Session 37: Habakkuk and Zephaniah
"See, the enemy is puffed up; his desires are not upright- but the righteous person will live by his aithfulness." Habakkuk 2:4
Key verses: Habakkuk 2:4, 3:2, 17-19; Zephaniah 1:14; 2:3; 3:15-17
Key personalities: Zephaniah, Habakkuk, Manasseh, Amon and Josiah
Timeline: 730 B.C.- 605 B.C. The period: 2 Chronicles.
Zephaniah and Habakkuk, contemporaries of Nahum, Micah and Jeramiah, who preached the faith and pleaded with the kings and people in the seventh and sixth century B.C. to repent to fall and lose everything to Babylon. They preached to the people and challenged the evil kings of their day, i.e. like Manasseh, 687-642, and Amon, 642-640, and Josiah, 640-608 B.C. and finally, Jehoahaz, who reigned 3 months, and he was taken prisoner to Egypt by Pharaoh Neco. 608 B.C.
The Book of Habakkuk can be called 'a dialogue with God.' It takes place while Babylon is attacking Jerusalem. It is about discovering faith in the midst of God's justice. This about knowing how to trust Him when terrible things happen that we do not understand. Habakkuk gives us a different type of prophecy from the other writings; this is given to us in the form of Habakkuk wresting with God in a passionate discourse of complaints and questions of a man in confusion and distress and God's reply to Him (and us). It ends in a musical tone. God answers the pleas with affirmation, thus Habakkuk enters into a deeper faith that enables him to have confidence in God's plan when life does not make sense, and he learns to trust in God with worship, praise and contentment.
The Book of Zephaniah is about the Day of the Lord, when judgment comes as God also offers salvation and hope. This is a brief yet comprehensive book, pointing out two essential themes of prophetic teaching--God's righteous judgment, and God's offer of salvation and hope that extends to all nations. Zephaniah knows of Israel's failures and witnesses the current invasion because of God's judgment. Thus, he passionately urges the people to repent or doom and gloom will result. He also reassures them that God has not forsaken them; He still dwells in their midst and will be there following repentance.

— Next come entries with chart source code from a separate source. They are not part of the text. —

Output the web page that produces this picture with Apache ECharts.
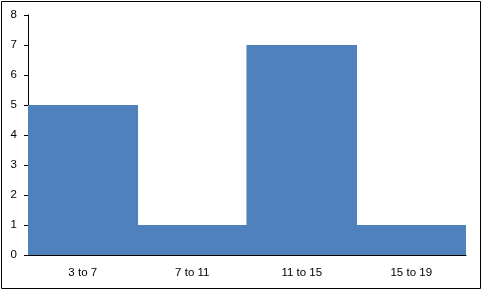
<!DOCTYPE html>
<html><head><meta charset="utf-8">
<script src="https://cdn.jsdelivr.net/npm/echarts@6/dist/echarts.min.js"></script>
<style>html,body{margin:0;padding:0;background:#fff}#c{width:483px;height:291px}</style>
</head><body><div id="c"></div>
<script>
const categories = ['3 to 7', '7 to 11', '11 to 15', '15 to 19'];
const counts = [5, 1, 7, 1];
const yTicks = {min: 0, max: 8, interval: 1};

const chart = echarts.init(document.getElementById('c'));
chart.setOption({
  animation: false,
  graphic: [{type: 'rect', shape: {x: 1.5, y: 1.5, width: 479, height: 287}, style: {fill: 'none', stroke: '#000', lineWidth: 1}, silent: true}],
  grid: {left: 28, right: 17, top: 15, bottom: 36, containLabel: false},
  xAxis: {
    type: 'category', data: categories,
    axisLine: {lineStyle: {color: '#000', width: 1}},
    axisTick: {show: false},
    axisLabel: {color: '#000', fontFamily: 'Liberation Sans', fontSize: 11.5, margin: 12}
  },
  yAxis: {
    type: 'value', min: yTicks.min, max: yTicks.max, interval: yTicks.interval,
    axisLine: {show: true, lineStyle: {color: '#000', width: 1}},
    axisTick: {show: true, length: 4, lineStyle: {color: '#000'}},
    splitLine: {show: false},
    axisLabel: {color: '#000', fontFamily: 'Liberation Sans', fontSize: 11.5, margin: 11}
  },
  series: [{
    type: 'bar', data: counts, barWidth: '101%', z: 1,
    itemStyle: {color: '#4F81BD'}
  }]
});
</script></body></html>
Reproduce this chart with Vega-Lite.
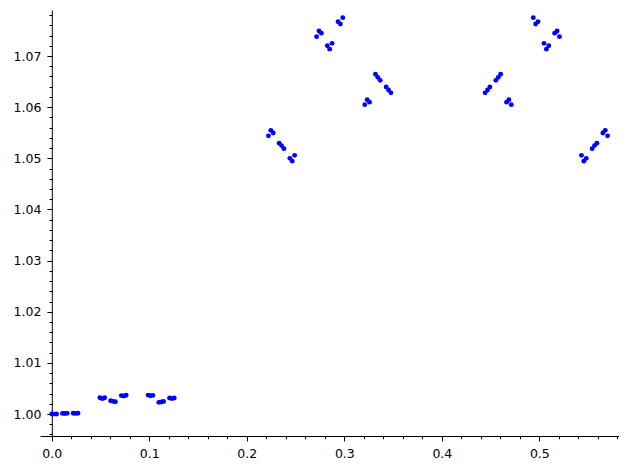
{
  "$schema": "https://vega.github.io/schema/vega-lite/v6.json",
  "width": 578.5,
  "height": 426,
  "autosize": "none",
  "padding": {"left": 40, "top": 10, "right": 9.5, "bottom": 34},
  "background": "white",
  "config": {
    "view": {"stroke": null},
    "axis": {
      "domainColor": "black",
      "domainWidth": 1,
      "tickColor": "black",
      "tickWidth": 1,
      "labelColor": "black",
      "labelFont": "DejaVu Sans",
      "labelFontSize": 12.5,
      "labelPadding": 6,
      "labelOverlap": false,
      "labelFlush": false,
      "labelBound": false,
      "grid": false,
      "title": null
    }
  },
  "data": {
    "values": [
      {"x": 0.0, "y": 1.00000}, {"x": 0.00244, "y": 0.99998}, {"x": 0.00488, "y": 1.00001},
      {"x": 0.01097, "y": 1.00012}, {"x": 0.01341, "y": 1.00010}, {"x": 0.01585, "y": 1.00013},
      {"x": 0.02195, "y": 1.00014}, {"x": 0.02439, "y": 1.00012}, {"x": 0.02683, "y": 1.00015},
      {"x": 0.04938, "y": 1.00319}, {"x": 0.05182, "y": 1.00300}, {"x": 0.05426, "y": 1.00319},
      {"x": 0.06035, "y": 1.00258}, {"x": 0.06279, "y": 1.00248}, {"x": 0.06523, "y": 1.00240},
      {"x": 0.07133, "y": 1.00360}, {"x": 0.07377, "y": 1.00352}, {"x": 0.07621, "y": 1.00368},
      {"x": 0.09877, "y": 1.00370}, {"x": 0.10121, "y": 1.00358}, {"x": 0.10365, "y": 1.00364},
      {"x": 0.10974, "y": 1.00228}, {"x": 0.11218, "y": 1.00236}, {"x": 0.11462, "y": 1.00244},
      {"x": 0.12072, "y": 1.00312}, {"x": 0.12316, "y": 1.00302}, {"x": 0.12560, "y": 1.00314},
      {"x": 0.22222, "y": 1.05439}, {"x": 0.22466, "y": 1.05547}, {"x": 0.22710, "y": 1.05495},
      {"x": 0.23320, "y": 1.05293}, {"x": 0.23564, "y": 1.05248}, {"x": 0.23808, "y": 1.05189},
      {"x": 0.24417, "y": 1.04999}, {"x": 0.24661, "y": 1.04944}, {"x": 0.24905, "y": 1.05058},
      {"x": 0.27160, "y": 1.07379}, {"x": 0.27404, "y": 1.07490}, {"x": 0.27648, "y": 1.07447},
      {"x": 0.28257, "y": 1.07200}, {"x": 0.28501, "y": 1.07134}, {"x": 0.28745, "y": 1.07248},
      {"x": 0.29355, "y": 1.07672}, {"x": 0.29599, "y": 1.07626}, {"x": 0.29843, "y": 1.07750},
      {"x": 0.32099, "y": 1.06049}, {"x": 0.32343, "y": 1.06147}, {"x": 0.32587, "y": 1.06098},
      {"x": 0.33196, "y": 1.06644}, {"x": 0.33440, "y": 1.06583}, {"x": 0.33684, "y": 1.06524},
      {"x": 0.34294, "y": 1.06394}, {"x": 0.34538, "y": 1.06336}, {"x": 0.34782, "y": 1.06280},
      {"x": 0.44444, "y": 1.06280}, {"x": 0.44688, "y": 1.06336}, {"x": 0.44932, "y": 1.06394},
      {"x": 0.45542, "y": 1.06524}, {"x": 0.45786, "y": 1.06583}, {"x": 0.46030, "y": 1.06644},
      {"x": 0.46639, "y": 1.06098}, {"x": 0.46883, "y": 1.06147}, {"x": 0.47127, "y": 1.06049},
      {"x": 0.49383, "y": 1.07750}, {"x": 0.49627, "y": 1.07626}, {"x": 0.49870, "y": 1.07672},
      {"x": 0.50480, "y": 1.07248}, {"x": 0.50724, "y": 1.07134}, {"x": 0.50968, "y": 1.07200},
      {"x": 0.51577, "y": 1.07447}, {"x": 0.51821, "y": 1.07490}, {"x": 0.52065, "y": 1.07379},
      {"x": 0.54321, "y": 1.05058}, {"x": 0.54565, "y": 1.04944}, {"x": 0.54809, "y": 1.04999},
      {"x": 0.55418, "y": 1.05189}, {"x": 0.55662, "y": 1.05248}, {"x": 0.55906, "y": 1.05293},
      {"x": 0.56516, "y": 1.05495}, {"x": 0.56760, "y": 1.05547}, {"x": 0.57004, "y": 1.05439}
    ]
  },
  "mark": {"type": "circle", "size": 24, "color": "#0000ff", "opacity": 1},
  "encoding": {
    "x": {
      "field": "x",
      "type": "quantitative",
      "scale": {"domain": [-0.0121, 0.5812], "nice": false, "zero": false},
      "axis": {
        "orient": "bottom",
        "labelPadding": 7,
        "values": [0, 0.02, 0.04, 0.06, 0.08, 0.1, 0.12, 0.14, 0.16, 0.18, 0.2, 0.22, 0.24, 0.26, 0.28, 0.3, 0.32, 0.34, 0.36, 0.38, 0.4, 0.42, 0.44, 0.46, 0.48, 0.5, 0.52, 0.54, 0.56, 0.58],
        "labelExpr": "abs(datum.value*10 - round(datum.value*10)) < 1e-6 ? format(datum.value, '.1f') : ''",
        "tickSize": {"condition": {"test": "abs(datum.value*10 - round(datum.value*10)) < 1e-6", "value": 4.9}, "value": 2.8}
      }
    },
    "y": {
      "field": "y",
      "type": "quantitative",
      "scale": {"domain": [0.9957, 1.079], "nice": false, "zero": false},
      "axis": {
        "orient": "left",
        "offset": -11.8,
        "values": [0.996, 0.998, 1.0, 1.002, 1.004, 1.006, 1.008, 1.01, 1.012, 1.014, 1.016, 1.018, 1.02, 1.022, 1.024, 1.026, 1.028, 1.03, 1.032, 1.034, 1.036, 1.038, 1.04, 1.042, 1.044, 1.046, 1.048, 1.05, 1.052, 1.054, 1.056, 1.058, 1.06, 1.062, 1.064, 1.066, 1.068, 1.07, 1.072, 1.074, 1.076, 1.078],
        "labelExpr": "abs(datum.value*100 - round(datum.value*100)) < 1e-6 ? format(datum.value, '.2f') : ''",
        "tickSize": {"condition": {"test": "abs(datum.value*100 - round(datum.value*100)) < 1e-6", "value": 4.9}, "value": 2.8}
      }
    }
  }
}
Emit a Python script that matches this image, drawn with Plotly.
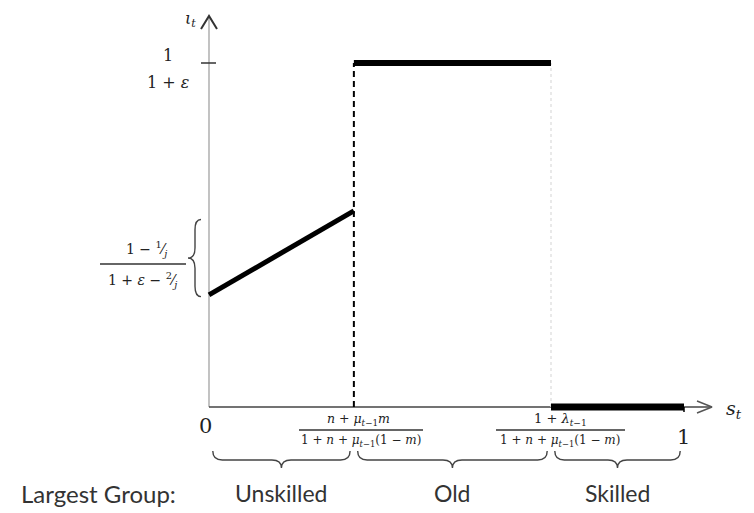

Key Happening: Growing through the Crises of Faith
Habakkuk was a Prophet of God and perhaps a temple priest in charge of worship, who comes to us as highly educated man and as a writer with extreme passion in an elegant poetic and musical form. He ministered during the time of Jeremiah, and overlapped to the start of Daniel and Ezekiel. This was during Judah's great tribulation when they were being invaded by Babylon (and soon will be taken into captivity for 70 years). This was a time of God's judgments because of God's children continued in sin and wickedness and God's resulting sorrow. Habakkuk, with respect and reverence, was frustrated and cried out "Why?!" We can identify with him because he asked God the same questions we may ask, like "Why?" "How long, will this be God?" Why do you not listen when you people cry out for help?" But, he does not stop where many of us do, wallowing in frustration and anger. Habakkuk has confidence that God knows what He is doing and thus developed a deep and unwavering loving trust in God. Thus, his faith grew deeper, even though he did not understand what was going on (Psalm 62:2; Habakkuk 1:2-4).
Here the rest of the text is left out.